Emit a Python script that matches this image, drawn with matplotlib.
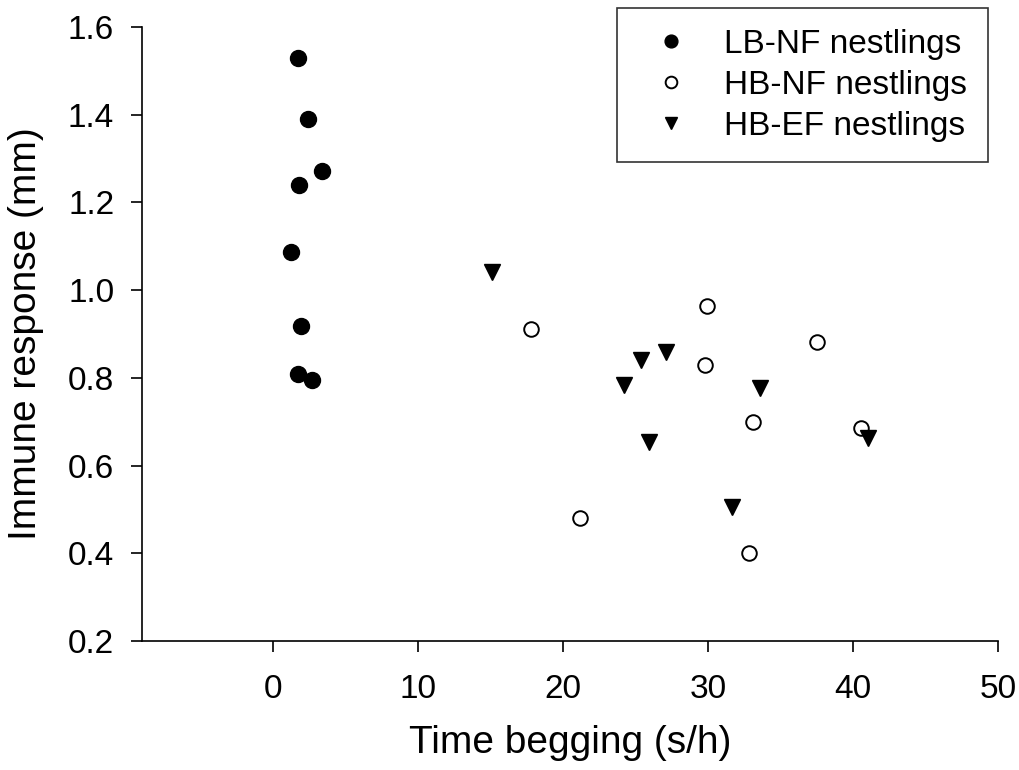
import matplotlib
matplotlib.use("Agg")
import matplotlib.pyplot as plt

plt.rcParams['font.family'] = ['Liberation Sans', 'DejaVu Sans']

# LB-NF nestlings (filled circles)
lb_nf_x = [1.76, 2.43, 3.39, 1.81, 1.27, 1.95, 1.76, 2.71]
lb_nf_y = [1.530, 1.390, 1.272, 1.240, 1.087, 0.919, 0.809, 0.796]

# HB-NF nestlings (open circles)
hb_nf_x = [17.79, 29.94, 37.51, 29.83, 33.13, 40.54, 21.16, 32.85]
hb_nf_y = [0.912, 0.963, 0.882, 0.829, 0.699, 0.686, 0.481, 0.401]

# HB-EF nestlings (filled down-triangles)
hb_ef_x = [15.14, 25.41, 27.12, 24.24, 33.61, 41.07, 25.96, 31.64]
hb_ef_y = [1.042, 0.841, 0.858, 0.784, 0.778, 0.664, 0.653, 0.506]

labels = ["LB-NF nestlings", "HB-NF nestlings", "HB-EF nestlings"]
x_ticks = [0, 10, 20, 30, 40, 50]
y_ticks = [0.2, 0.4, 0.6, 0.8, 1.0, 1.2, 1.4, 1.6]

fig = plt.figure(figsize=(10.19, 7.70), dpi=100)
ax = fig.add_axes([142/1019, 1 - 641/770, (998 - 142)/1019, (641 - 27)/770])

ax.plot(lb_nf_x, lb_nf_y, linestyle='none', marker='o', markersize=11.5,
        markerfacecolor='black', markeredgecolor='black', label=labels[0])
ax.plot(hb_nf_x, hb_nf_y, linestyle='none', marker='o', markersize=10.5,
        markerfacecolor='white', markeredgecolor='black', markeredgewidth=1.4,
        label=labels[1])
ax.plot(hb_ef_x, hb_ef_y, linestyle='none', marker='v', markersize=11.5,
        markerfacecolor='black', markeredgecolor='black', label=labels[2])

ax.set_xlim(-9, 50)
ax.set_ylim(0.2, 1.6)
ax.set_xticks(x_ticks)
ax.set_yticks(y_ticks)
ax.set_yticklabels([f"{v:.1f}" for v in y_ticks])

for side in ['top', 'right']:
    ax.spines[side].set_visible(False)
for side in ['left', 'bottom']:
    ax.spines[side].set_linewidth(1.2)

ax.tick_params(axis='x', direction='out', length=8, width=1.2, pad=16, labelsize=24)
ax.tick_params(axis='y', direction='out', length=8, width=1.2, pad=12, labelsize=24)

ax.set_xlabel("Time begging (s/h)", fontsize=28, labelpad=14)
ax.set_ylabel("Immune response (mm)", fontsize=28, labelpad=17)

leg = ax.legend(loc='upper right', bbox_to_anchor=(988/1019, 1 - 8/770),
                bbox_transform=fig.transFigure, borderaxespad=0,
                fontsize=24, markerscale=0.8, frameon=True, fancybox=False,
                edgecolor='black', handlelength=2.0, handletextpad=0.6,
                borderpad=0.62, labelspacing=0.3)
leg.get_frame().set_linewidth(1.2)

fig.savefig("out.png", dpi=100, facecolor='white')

- - -

-- Aim --
Extract each line holding the string "matplotlib".

-- Final answer --
Emit a Python script that matches this image, drawn with matplotlib.
import matplotlib
matplotlib.use("Agg")
import matplotlib.pyplot as plt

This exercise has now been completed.